Wizards and Witches

The final installments of my Blu-ray players saga are coming soon to a computer monitor near you. They will cover the analog outputs of the Oppo BDP-83 Special Edition and the Pioneer BDP-320. Also coming is a listen to all of the players from their digital outputs.

While that's in the works, a few unrelated notes. There's been a lot of hair pulling on Internet forums recently relating to the image quality on the new release of The Lord of the Rings Trilogy (on Blu-ray April 6th). More specifically, on the suspected use of DNR (digital noise reduction) on the first of the films, The Fellowship of the Ring (there's less criticism of the last two). So how bad is it?

For my money, it's not an issue. In fact, it didn't bother me a bit. It was only rarely visible, and even then to nowhere near the degree I expected from the discussions. I'm very familiar with these films on DVD, and the Blu-rays are a vast improvement in both picture and sound. The viewing was via my now-vintage JVC RS1 projector on a 78" wide Stewart Studiotek 130 screen. The JVC's color has seen better days with over 600 hours on its lamp (the projector's limited white balance adjustments don't offer enough control to completely flatten out the grayscale), but it still looks excellent overall and doesn't hide any problems in the source.

Keep in mind that these films all used heavy doses of video processing from the get go. Any quirks in this processing will be particularly evident in The Fellowship of the Ring, which was finished first. Though all three films were shot at the same time, they did not undergo post-production simultaneously. The first film was most certainly a beta test bed for the cutting-edge techniques, which were further perfected as each subsequent film was completed.

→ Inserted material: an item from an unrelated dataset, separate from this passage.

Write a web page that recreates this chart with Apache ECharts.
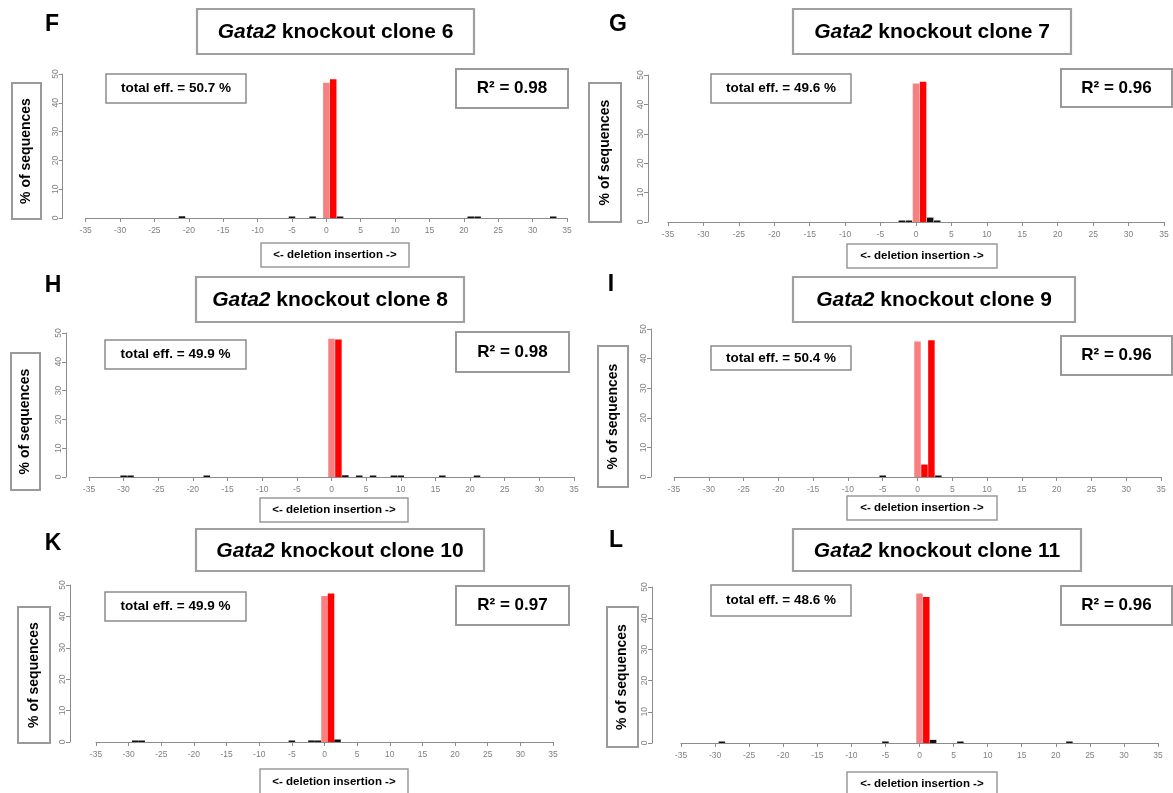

In fact, as good as Fellowship looks, the second film, The Two Towers looks even better, with those "I've never seen it look like this before," moments following one after another. Totally stunning. (I have yet to sample the last of the films, The Return of the King.)

If there were errors made in the post processing of Fellowship, well-intentioned attempts may have been made, in the Blu-ray transfer, to compensate for them. If some viewers object to this, so be it. I do not. The problems I see here are minor. The only other alternative open to the studio to correct issues in the source material would have been to go back and re-do the post-processing for the video release. That was never going to happen.

Many of the complainers also appear to be put off over the fact that the three films in this set are the theatrical versions, with the extended cuts coming next year in a separate set. They have a point, but there was no way that Warner Brothers was going to throw away the opportunity to release another boxed set of these films down the road, perhaps concurrent with the theatrical release of The Hobbit. The latter (now scheduled to be released as two separate films a year apart), has been delayed and has not yet even begun shooting. At this rate, we'll get the extended Blu-ray cuts in 2011 followed by the 3D versions before The Hobbit is even released! No official word on 3D from anyone, of course. But assuming it can be done right, and disc space aside (it takes 50% more disc space to put full 3D on disc in full HD, and these are very long films) does anyone actually believe a 3D re-processed version of this trilogy will never happen?) So it's the theatrical cuts for now. And I'll take now rather than wait another year or more to own the greatest film achievement of the past 30 years—or perhaps of all time— in the most pristine form ever available to the consumer.

Speaking of film achievements, when The Wizard of Oz came out in a variety of Blu-ray versions last fall, I put off buying it for the $40-$50 demanded for some of the sets, having already seen the film a bazillion times. But last week I snagged the three-disc edition, in a regular Blu-ray case with all the extra features I could ever find time to watch, for $12.99 at my local Costco. Even Amazon wants $34.95 for it. Methinks someone screwed up. Anyway, it's a fabulous transfer. Not achingly crisp in the modern film sense—we are talking about a 71 year-old movie, after all—but super clean and gorgeously Technicolored. You'll never see it look better. Those 1939 audiences certainly didn't.

The mono sound is also surprisingly good. Though its bandwidth is little better than AM radio, there's no edginess or harshness at all, and virtually no trace of optical track hiss. A result of heavy DNR and equalization, perhaps? Hmmm.